##### SUPPLIED DATA

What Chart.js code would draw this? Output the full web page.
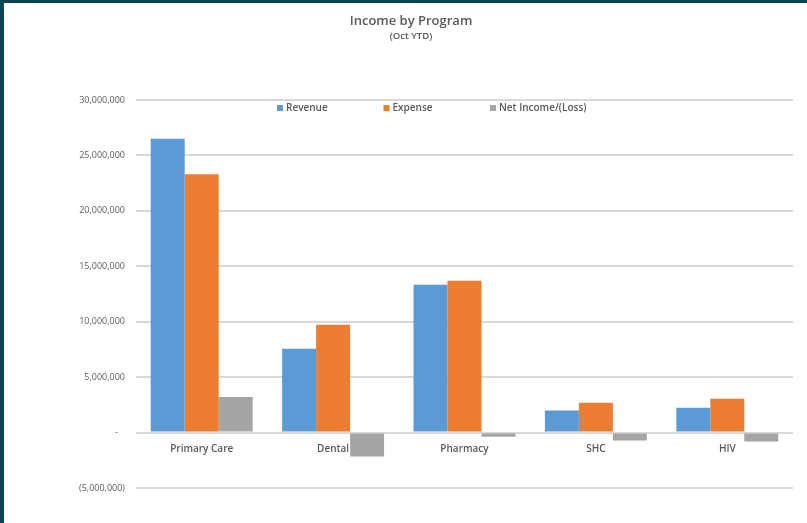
<!DOCTYPE html>
<html>
<head>
<meta charset="utf-8">
<script src="https://cdn.jsdelivr.net/npm/chart.js@4.4.1/dist/chart.umd.min.js"></script>
<style>
  html, body { margin: 0; padding: 0; background: #0c4650; width: 807px; height: 523px; overflow: hidden; }
  #wrap { position: absolute; left: 4px; top: 3px; width: 803px; height: 520px; background: #ffffff; }
  canvas { display: block; }
</style>
</head>
<body>
<div id="wrap"><canvas id="c" width="803" height="520"></canvas></div>
<script>
const categories = ['Primary Care', 'Dental', 'Pharmacy', 'SHC', 'HIV'];
const revenue = [26500000, 7570000, 13330000, 1980000, 2250000];
const expense = [23300000, 9730000, 13700000, 2700000, 3060000];
const netIncome = [3200000, -2160000, -370000, -720000, -810000];
const seriesNames = ['Revenue', 'Expense', 'Net Income/(Loss)'];
const seriesColors = ['#5B9BD5', '#ED7D31', '#A5A5A5'];
const yTicks = [-5000000, 0, 5000000, 10000000, 15000000, 20000000, 25000000, 30000000];

const FONT = "'Open Sans', 'Liberation Sans', sans-serif";
const TXT = '#595959';

const legendPlugin = {
  id: 'customLegend',
  afterDraw(chart) {
    const ctx = chart.ctx;
    const a = chart.chartArea;
    const y = a.top + 8;
    ctx.save();
    ctx.font = "600 10px " + FONT;
    ctx.textBaseline = 'middle';
    ctx.textAlign = 'left';
    chart.data.datasets.forEach((ds, i) => {
      const x = a.left + 141 + i * 106.5;
      ctx.fillStyle = ds.backgroundColor;
      ctx.fillRect(x, y - 3, 6, 6);
      ctx.fillStyle = TXT;
      ctx.fillText(ds.label, x + 9, y + 0.5);
    });
    ctx.restore();
  }
};

new Chart(document.getElementById('c'), {
  type: 'bar',
  data: {
    labels: categories,
    datasets: [
      { label: seriesNames[0], data: revenue, backgroundColor: seriesColors[0] },
      { label: seriesNames[1], data: expense, backgroundColor: seriesColors[1] },
      { label: seriesNames[2], data: netIncome, backgroundColor: seriesColors[2] }
    ]
  },
  options: {
    responsive: false,
    animation: false,
    devicePixelRatio: 1,
    layout: { padding: { left: 25, right: 14, top: 0, bottom: 35 } },
    datasets: { bar: { categoryPercentage: 0.776, barPercentage: 1.0, borderWidth: 0 } },
    plugins: {
      legend: { display: false },
      tooltip: { enabled: false },
      title: {
        display: true,
        text: 'Income by Program',
        color: TXT,
        font: { family: FONT, size: 13, weight: '600', lineHeight: 1.2 },
        padding: { top: 10, bottom: 0 }
      },
      subtitle: {
        display: true,
        text: '(Oct YTD)',
        color: TXT,
        font: { family: FONT, size: 9.5, weight: '600', lineHeight: 1.2 },
        padding: { top: 1.7, bottom: 58.3 }
      }
    },
    scales: {
      x: {
        position: { y: 0 },
        grid: { display: false, drawTicks: false },
        border: { display: false },
        ticks: { color: TXT, font: { family: FONT, size: 10, weight: '600' }, padding: 11, maxRotation: 0, autoSkip: false }
      },
      y: {
        min: -5000000,
        max: 30000000,
        afterBuildTicks(scale) { scale.ticks = yTicks.map(v => ({ value: v })); },
        afterFit(scale) { scale.width = 107; },
        grid: { color: '#D9D9D9', lineWidth: 2, drawTicks: false },
        border: { display: false },
        ticks: {
          color: TXT,
          font: { family: FONT, size: 9 },
          padding: 11,
          callback(v) {
            if (v === 0) return '-   ';
            if (v < 0) return '(' + Math.abs(v).toLocaleString('en-US') + ')';
            return v.toLocaleString('en-US');
          }
        }
      }
    }
  },
  plugins: [legendPlugin]
});
</script>
</body>
</html>
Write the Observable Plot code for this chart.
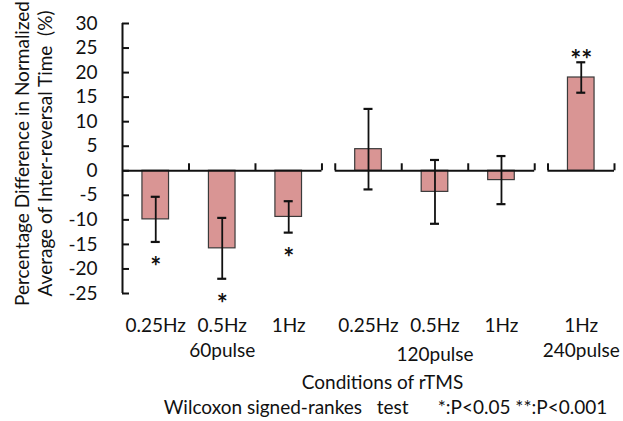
<!DOCTYPE html>
<html><head><meta charset="utf-8">
<script src="https://cdn.jsdelivr.net/npm/d3@7"></script>
<script src="https://cdn.jsdelivr.net/npm/@observablehq/plot@0.6"></script>
<style>body{margin:0;background:#fff} svg{display:block} svg text{white-space:pre}</style>
</head><body><div id="chart"></div>
<script>
// ---- data ----
const conditions = ["0.25Hz", "0.5Hz", "1Hz", "0.25Hz", "0.5Hz", "1Hz", "1Hz"];
const pulseGroups = ["60pulse", "120pulse", "240pulse"];
const groupIndex = [0, 0, 0, 1, 1, 1, 2];
const meanDiff = [-9.9, -15.8, -9.4, 4.4, -4.3, -1.9, 19.0];
const errorSD = [4.6, 6.2, 3.2, 8.2, 6.5, 4.9, 3.1];
const significance = ["*", "*", "*", "", "", "", "**"];
const yTicks = [30, 25, 20, 15, 10, 5, 0, -5, -10, -15, -20, -25];
const yTitle = ["Percentage Difference in Normalized", "Average of Inter-reversal Time  (%)"];
const xTitle = "Conditions of rTMS";
const note = "Wilcoxon signed-rankes   test      *:P<0.05 **:P<0.001";

// ---- layout ----
const W = 623, H = 421, mL = 122, mR = 9, mT = 23, mB = 128;
const GAP = 0.2;
const U = conditions.length + (pulseGroups.length - 1) * GAP;
const pxX = (W - mL - mR) / U;
const pxY = (H - mT - mB) / (yTicks[0] - yTicks[yTicks.length - 1]);
const FONT = "Lato";

const rows = conditions.map((c, i) => ({
  cond: c,
  g: groupIndex[i],
  pos: i + 0.5 + groupIndex[i] * GAP,
  mean: meanDiff[i],
  lo: meanDiff[i] - errorSD[i],
  hi: meanDiff[i] + errorSD[i],
  sig: significance[i]
}));
const groups = pulseGroups.map((name, g) => {
  const idx = rows.map((r, i) => i).filter(i => groupIndex[i] === g);
  const start = idx[0] + g * GAP, end = idx[idx.length - 1] + 1 + g * GAP;
  return {name, start, end, mid: (start + end) / 2};
});
const bounds = [];
groups.forEach(gr => { for (let b = gr.start; b <= gr.end + 1e-9; b += 1) if (b > 1e-9) bounds.push(b); });

const tickX = 7 / pxX, tickY = 7 / pxY, cap = 4.5 / pxX, hw = 0.2;
const ink = "#111";
const fs = 19;

const chart = Plot.plot({
  width: W, height: H,
  marginLeft: mL, marginRight: mR, marginTop: mT, marginBottom: mB,
  style: {fontFamily: FONT, background: "#fff", overflow: "visible"},
  x: {domain: [0, U], axis: null},
  y: {domain: [yTicks[yTicks.length - 1], yTicks[0]], axis: null},
  marks: [
    Plot.rect(rows, {x1: d => d.pos - hw, x2: d => d.pos + hw, y1: 0, y2: "mean",
      fill: "#d99594", stroke: "#3a3a3a", strokeWidth: 1.2}),
    // y axis
    Plot.ruleX([0], {y1: yTicks[yTicks.length - 1], y2: yTicks[0], stroke: ink, strokeWidth: 2}),
    Plot.ruleY(yTicks, {y: d => d, x1: 0, x2: tickX, stroke: ink, strokeWidth: 2}),
    Plot.text(yTicks, {x: 0, y: d => d, text: d => String(d), textAnchor: "end", dx: -25,
      fontSize: fs, fontFamily: FONT, fill: ink}),
    // x axis segments
    Plot.ruleY(groups, {y: 0, x1: "start", x2: "end", stroke: ink, strokeWidth: 2}),
    Plot.ruleX(bounds, {x: d => d, y1: 0, y2: tickY, stroke: ink, strokeWidth: 2}),
    // error bars
    Plot.ruleX(rows, {x: "pos", y1: "lo", y2: "hi", stroke: ink, strokeWidth: 1.8}),
    Plot.ruleY(rows, {y: "lo", x1: d => d.pos - cap, x2: d => d.pos + cap, stroke: ink, strokeWidth: 2.2}),
    Plot.ruleY(rows, {y: "hi", x1: d => d.pos - cap, x2: d => d.pos + cap, stroke: ink, strokeWidth: 2.2}),
    // significance stars
    Plot.text(rows.filter(d => d.sig && d.mean < 0), {x: "pos", y: "lo", text: "sig", dy: 26,
      fontSize: 26, fontWeight: "bold", fontFamily: FONT, fill: ink}),
    Plot.text(rows.filter(d => d.sig && d.mean > 0), {x: "pos", y: "hi", text: "sig", dy: -2,
      fontSize: 26, fontWeight: "bold", fontFamily: FONT, fill: ink}),
    // category labels
    Plot.text(rows, {x: "pos", text: "cond", frameAnchor: "bottom", dy: 38,
      fontSize: fs, fontFamily: FONT, fill: ink}),
    Plot.text(groups.filter(d => d.name !== "120pulse"), {x: "mid", text: "name", frameAnchor: "bottom", dy: 63,
      fontSize: fs, fontFamily: FONT, fill: ink}),
    Plot.text(groups.filter(d => d.name === "120pulse"), {x: "mid", text: "name", frameAnchor: "bottom", dy: 67,
      fontSize: fs, fontFamily: FONT, fill: ink}),
    // titles
    Plot.text([xTitle], {frameAnchor: "bottom", text: d => d, dx: 14, dy: 95,
      fontSize: fs, fontFamily: FONT, fill: ink}),
    Plot.text([note], {frameAnchor: "bottom", text: d => d, dx: 17, dy: 120,
      fontSize: fs, fontFamily: FONT, fill: ink}),
    Plot.text([yTitle[0]], {frameAnchor: "left", textAnchor: "middle", text: d => d, dx: -100, dy: -5, rotate: -90,
      fontSize: fs, fontFamily: FONT, fill: ink}),
    Plot.text([yTitle[1]], {frameAnchor: "left", textAnchor: "middle", text: d => d, dx: -77, dy: -5, rotate: -90,
      fontSize: fs, fontFamily: FONT, fill: ink})
  ]
});
document.getElementById("chart").append(chart);
</script>
</body></html>
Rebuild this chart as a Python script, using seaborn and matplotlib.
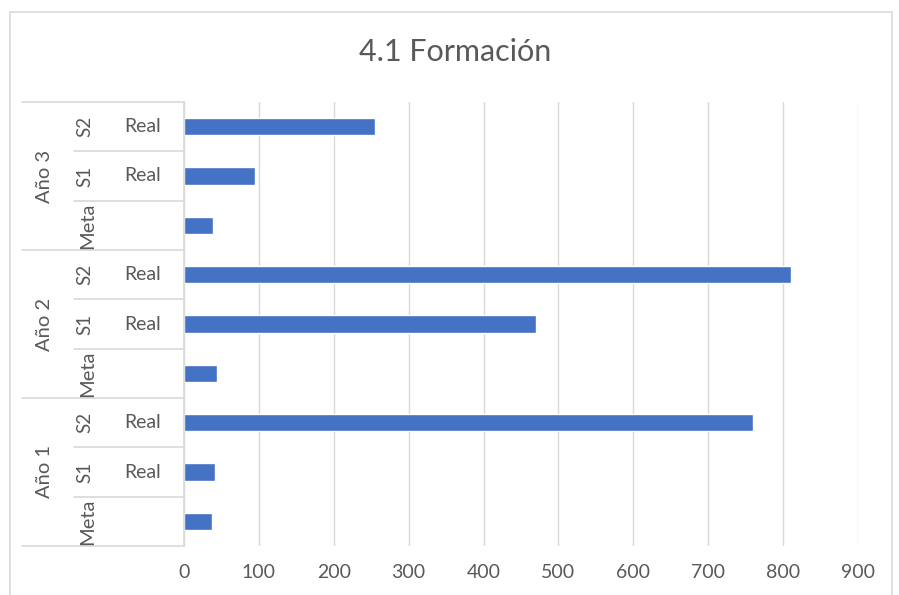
import matplotlib
matplotlib.use("Agg")
import matplotlib.pyplot as plt
import matplotlib.transforms as mtransforms
from matplotlib.patches import Rectangle
import pandas as pd
import seaborn as sns

# --- datos ---------------------------------------------------------------
years = ["Año 1", "Año 2", "Año 3"]
periods = ["Meta", "S1", "S2"]
series = ["", "Real", "Real"]
meta_vals = [38, 44, 39]
s1_vals = [42, 470, 95]
s2_vals = [760, 810, 255]
xticks = [0, 100, 200, 300, 400, 500, 600, 700, 800, 900]

BAR = "#4472C4"
TXT = "#595959"
LINE = "#D9D9D9"

rows = []
for i, yr in enumerate(years):
    for per, ser, vals in zip(periods, series, [meta_vals, s1_vals, s2_vals]):
        rows.append({"year": yr, "period": per, "series": ser,
                     "row": f"{yr}|{per}", "value": vals[i]})
df = pd.DataFrame(rows).iloc[::-1].reset_index(drop=True)  # top row first

sns.set_theme(style="white")
plt.rcParams["font.family"] = ["Lato", "DejaVu Sans"]

fig = plt.figure(figsize=(8.99, 5.95), dpi=100)
ax = fig.add_axes([184 / 899, 1 - 546 / 595, 674 / 899, 444 / 595])

sns.barplot(data=df, x="value", y="row", orient="h", color=BAR,
            width=0.35, saturation=1, ax=ax)

ax.set_xlim(0, 900)
ax.set_ylim(len(df) - 0.5, -0.5)
ax.set_xticks(xticks)
ax.set_xticklabels([str(t) for t in xticks], color=TXT, fontsize=14)
ax.tick_params(axis="x", length=0, pad=13)
ax.set_yticks([])
ax.set_xlabel("")
ax.set_ylabel("")
ax.grid(axis="x", color=LINE, linewidth=1)
ax.set_axisbelow(True)
for side in ["top", "right", "bottom"]:
    ax.spines[side].set_visible(False)
ax.spines["left"].set_color(LINE)

# tabla de categorías multinivel
tr = mtransforms.blended_transform_factory(ax.transAxes, ax.transData)
x_left = (22 - 184) / 674
x_inner = (74 - 184) / 674
n = len(df)
for k in range(n + 1):
    yb = k - 0.5
    x0 = x_left if k % 3 == 0 else x_inner
    ax.plot([x0, 0], [yb, yb], transform=tr, color=LINE, lw=1.2,
            clip_on=False)

for k, r in df.iterrows():
    if r["period"] == "Meta":
        ax.text((88 - 184) / 674, k, "Meta", transform=tr, rotation=90,
                ha="center", va="center", fontsize=14.5, color=TXT)
    else:
        ax.text((85 - 184) / 674, k, r["period"], transform=tr, rotation=90,
                ha="center", va="center", fontsize=13.5, color=TXT)
        ax.text((143 - 184) / 674, k, r["series"], transform=tr,
                ha="center", va="center", fontsize=14, color=TXT)

for yr in years:
    idx = df.index[df["year"] == yr]
    ax.text((45 - 184) / 674, idx.to_numpy().mean(), yr, transform=tr,
            rotation=90, ha="center", va="center", fontsize=14.5, color=TXT)

fig.text(455 / 899, 1 - 52 / 595, "4.1 Formación", ha="center", va="center",
         fontsize=22, color=TXT)

fig.patches.append(Rectangle((10 / 899, -0.05), 882 / 899, 1.05 - 12 / 595,
                             transform=fig.transFigure, fill=False,
                             edgecolor=LINE, lw=1.2))

fig.savefig("out.png", dpi=100)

##########

SHORT TASK: Transcribe exactly, with no pictures, the lines running from the first line of the material through the line holding "const TXT = '#595959';".

ANSWER TO THE TASK:
What Chart.js code would draw this? Output the full web page.
<!DOCTYPE html>
<html>
<head>
<meta charset="utf-8">
<script src="https://cdn.jsdelivr.net/npm/chart.js@4.4.1/dist/chart.umd.min.js"></script>
<style>
  html, body { margin: 0; padding: 0; background: #0c4650; width: 807px; height: 523px; overflow: hidden; }
  #wrap { position: absolute; left: 4px; top: 3px; width: 803px; height: 520px; background: #ffffff; }
  canvas { display: block; }
</style>
</head>
<body>
<div id="wrap"><canvas id="c" width="803" height="520"></canvas></div>
<script>
const categories = ['Primary Care', 'Dental', 'Pharmacy', 'SHC', 'HIV'];
const revenue = [26500000, 7570000, 13330000, 1980000, 2250000];
const expense = [23300000, 9730000, 13700000, 2700000, 3060000];
const netIncome = [3200000, -2160000, -370000, -720000, -810000];
const seriesNames = ['Revenue', 'Expense', 'Net Income/(Loss)'];
const seriesColors = ['#5B9BD5', '#ED7D31', '#A5A5A5'];
const yTicks = [-5000000, 0, 5000000, 10000000, 15000000, 20000000, 25000000, 30000000];

const FONT = "'Open Sans', 'Liberation Sans', sans-serif";
const TXT = '#595959';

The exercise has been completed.